When my pelvic pain got bad enough, I was referred to Summa Health physical therapist Amy Senn in September 2012. I had no idea how tight my pelvic muscles were and that it included my spine, back and down my thighs. Once Amy started working with me, I realized the pelvic pain had spread even more pain up and down my body, stiffening and locking up so many muscles. The vulvodynia was taken care of, but it had taught my pelvic muscles to stay tight and painful.
It was awkward at first having a medical professional work vaginally to loosen the muscles. Amy has always been very professional. Quickly my body was able to relax at the appointments and it was like any doctor’s appointment you may have for pain. She even allowed my husband to come to several appointments and learn a few techniques so he can help me between physical therapy appointments.
She provided me with many exercises to stretch and relax muscles. I do these exercises often and sometimes on a daily basis at home. I keep every exercise she gives me in my physical therapy binder.
As a patient I feel it’s vital that I do my part to take the best care I can of my body. Anything I can do to keep my body in shape and as pain free as possible helps Amy to focus on the work that I can’t do myself. That way she can loosen the muscles that give me the most trouble in our physical therapy sessions.
Through my time working with her I’ve purchased several medical devices (such as dilators) to work on teaching my muscles to relax. I feel like a dork when I get excited about a new physical therapy device whether it’s for pelvic pain specifically or my back or legs. But truly each device that helps even a little can go a long way in reducing recovery time.
During one of my physical therapy sessions Amy actually discovered that my left leg was shorter than my right. We added a lift in my left shoe and I was shocked. I remember saying, “Oh my God walking is supposed to feel this easy?” Without the lift my pelvis was constantly out of alignment causing more pelvic pain and limiting my progress.
I’ve been working with Amy for nearly 5 years. One year I’d have no pain, and the next I’d have to go back to physical therapy. Everyone’s pelvic pain story is different. For me the pain can flair up from my anxiety, my period, regular stress in life, or an emergency appendectomy. Luckily I have two wonderful daughters and those births did not make my pelvic pain worse, they actually helped by loosening my muscles during vaginal birth.

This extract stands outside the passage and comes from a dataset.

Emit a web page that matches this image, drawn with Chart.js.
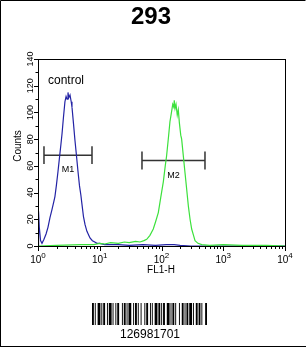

Because this condition takes up so much of my time I’ve done a great deal of research and found several other organizations dedicated to pelvic pain, books and even made friends at a Pelvic Pain Conference for patients. Together we started an online support group to help each other recover and share. Feeling so alone in all this is what pushes me to speak out. It’s awful to be in pain, but it’s not like saying you have back pain. You’re scared to share it with anyone since it’s in a sexual area of your body. You don’t know how you’ll be perceived.
As patients we need to advocate for ourselves, research our doctors and chart how we’re feeling, including what seems to be helping and what isn’t helping.
Once you learn what you can do to relieve the pain, just the thought helps you feel better. And connecting with others that have similar pain is also such a relief. You are not alone.
Like I said in my last blog post, it is vital that we teach our next generation to talk openly about their entire bodies, know the correct terms for all their body parts, including the “sexual” ones, and find a way to be comfortable talking about sex. Many women and men would have been diagnosed so much sooner if they had felt comfortable talking, and many doctors will learn and believe patients have real pain as more people speak up.
Luckily for me, Summa Health had the doctors and has the physical therapy services that have truly saved my life.